According to last year's trade data between the two countries, Nepal's total foreign trade through imports and exports during the year was about Rs 1.3 trillion, of which Rs 800 billion was with India.

During the same period, Nepal's total export was worth Rs 97 billion out of which exports worth Rs 70 billion were made to India. The Nepali market has made a significant contribution to India's economy. Nepal and India seem to have much common potential for development and prosperity. Nepal's tourism industry has supported India and India's tourism industry has supported Nepal's tourism industry.

Nepal is an independent and sovereign nation and can manage its own internal affairs. However, from time to time, complaints are heard that India has directly interfered in Nepal's internal affairs. The Nepali people understand that India is taking undue interest not only in the formation and dissolution of the government, but also in the appointment of the Chief Secretary and the chiefs of the security forces.

It is also believed that the Indian attempt to micro-manage things in Nepal has shaped Nepal's attitude toward India to become more negative than positive, which has led to increasing bitterness in the relations between Nepal and India.

The Nepali people are also of the view that India has been pursuing a strategy of ‘capturing’ Nepal's water resources. As a sovereign country, Nepal has always been skeptical of exchanging assistance with China, Pakistan and other countries. There is a tendency of the Pakistani and Chinese diplomats and civilians to suspect that India spies on them when they visit the border areas. Even when India tries to help Nepal in good faith, there is a tendency to suspect that there is some vested interest. Illegal trade and increasing smuggling are also weakening relations between the two countries.

It is said that we can change everything but our neighbors. Therefore, all we can do is reduce mutual mistrust and hostility and increase mutual trust. Therefore, we have no choice but to make the relationship effective by adopting all measures.

India's interference in Nepal's internal affairs is unacceptable, but Indian diplomats say most Nepali politicians prioritize India's role. The general public in Nepal thinks that the recent political developments in Nepal are a result of Indian influence. India's attempt to maintain close ties with the communist forces, which have lost public trust, has raised fears among Nepal's democratic forces. India's strategy may be to weaken the communist powers in line with the objective of preventing Chinese domination in Nepal, but India should not be unaware of the history of communists in Nepal. It is important for India to pay attention to the fact that their deeds and statements are different. Peace and stability can be maintained in Nepal only if a democratic parliamentary system is maintained here.

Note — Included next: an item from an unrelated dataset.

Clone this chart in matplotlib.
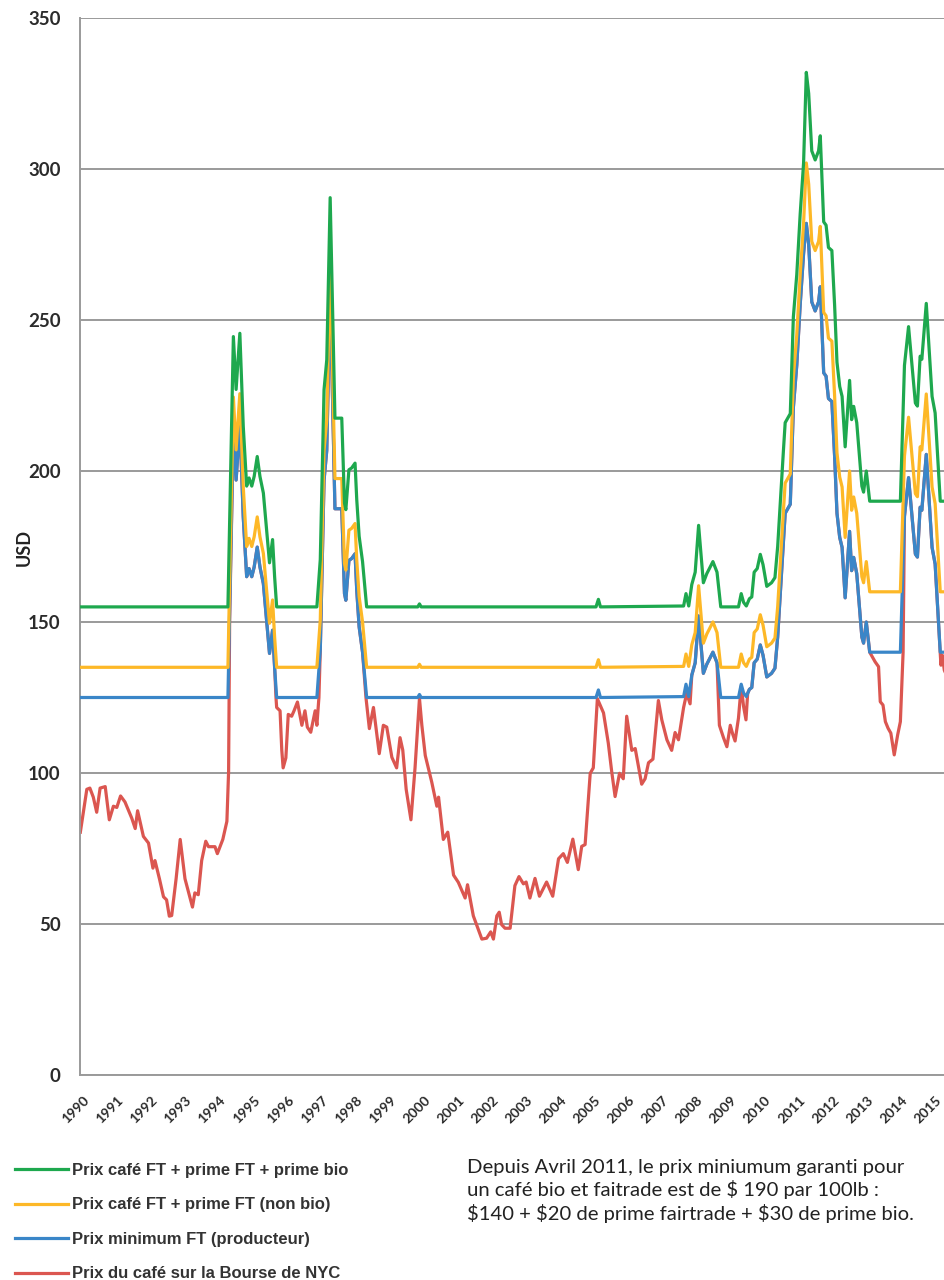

There is no doubt that instability in Nepal will have a direct impact on India. As a neighboring country, the Nepali people have always been and will continue to be supportive of India's assistance, suggestions and advice, but India's direct interference in domestic politics will never be acceptable. Neighbors cannot be changed. But the relationships with the neighbors can be changed. Disputes with Nepal and India should be resolved through diplomacy and the relationship should be further strengthened by keeping our national interest at the center. It is the duty of the heads of government and political parties to respect the sentiments of the people of both the countries. Both countries should be able to respect each other's nationalities, geographical integrity, sovereignty and independence. Let's walk the path of prosperity by shaking hands, not by increasing animosity between the two countries.